Pumpkin Cinnamon Soup Copycat

Pumpkin Cinnamon Soup is a warm, middle eastern feeling soup that will cause you to crinkle your toes it is so surprisingly good. 
Prep Time10 mins
Cook Time15 mins
Total Time25 mins
Course: Soup
Cuisine: American
Keyword: pumpkin cinnamon soup
Servings: 6 servings
Calories: 280kcal
Author: Loaves and Dishes

Ingredients

  • 2 tbs unsalted butter
  • 1 large fist size – or equivalent amount shallot - minced
  • 6 cups chicken broth if you can make your own or get the fresh from the supermarket – that is the best.
  • 2 cups pumpkin puree not pumpkin pie filling
  • 1 ½ tsp salt
  • 1 tsp cinnamon
  • 1 ½ tsp cumin
  • ½ tsp nutmeg
  • ½ tsp white pepper
  • 2 tsp raw sugar
  • 1 chicken bullion cube
  • ½ tsp garlic powder
  • 6 oz tomato paste
  • ½ cup cream
  • Juice of ½ lemon
  • Cream parsley, cinnamon sprinkles for garnish

Instructions

  • In a heavy stock pot, over medium heat, melt the butter.

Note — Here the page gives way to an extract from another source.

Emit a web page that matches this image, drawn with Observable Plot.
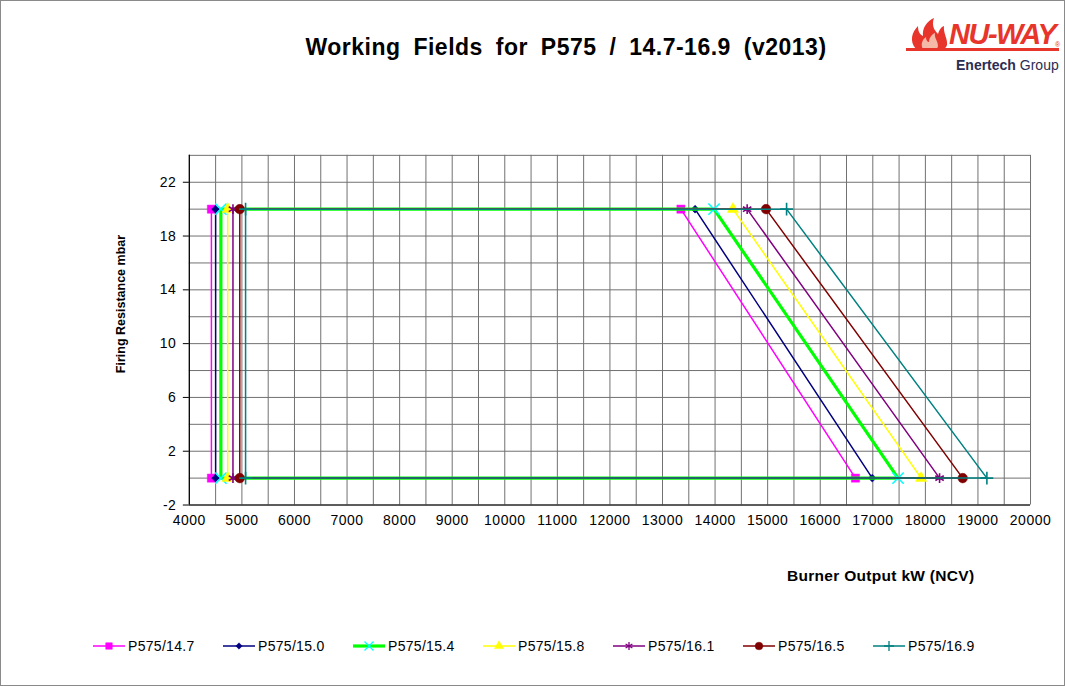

When melted, add the minced shallot and cook till translucent – about 2-3 minutes. Add the chicken broth and the pumpkin puree and mix well with a wooden spoon. Heat until heated through.
  • If you have an immersion blender, blend the mixture until the shallots are completely blended/pureed and there are no lumps or strings in the pumpkin. If (like me) you only have a regular blender, pour the mixture into the blender and blend on a medium high speed until smooth and then return to the stock pot and return to medium heat.
  • Add the remaining items (except the lemon juice and the garnish) one at a time and mixing well after each addition. It takes some stirring to incorporate the tomato paste and you have to give the bullion cube a few minutes to dissolve – just keep stirring. Adjust heat as needed so that the soup doesn’t boil. Simmer is ok.
  • When all is added and the soup is completely hot throughout and simmering, add the lemon juice, stir and turn the heat off.
  • Serve in individual bowls, garnish with cream, parsley and a sprinkle of cinnamon.

Notes

You'll want to hold off on the tomato ingredients, but trust me, don't do it.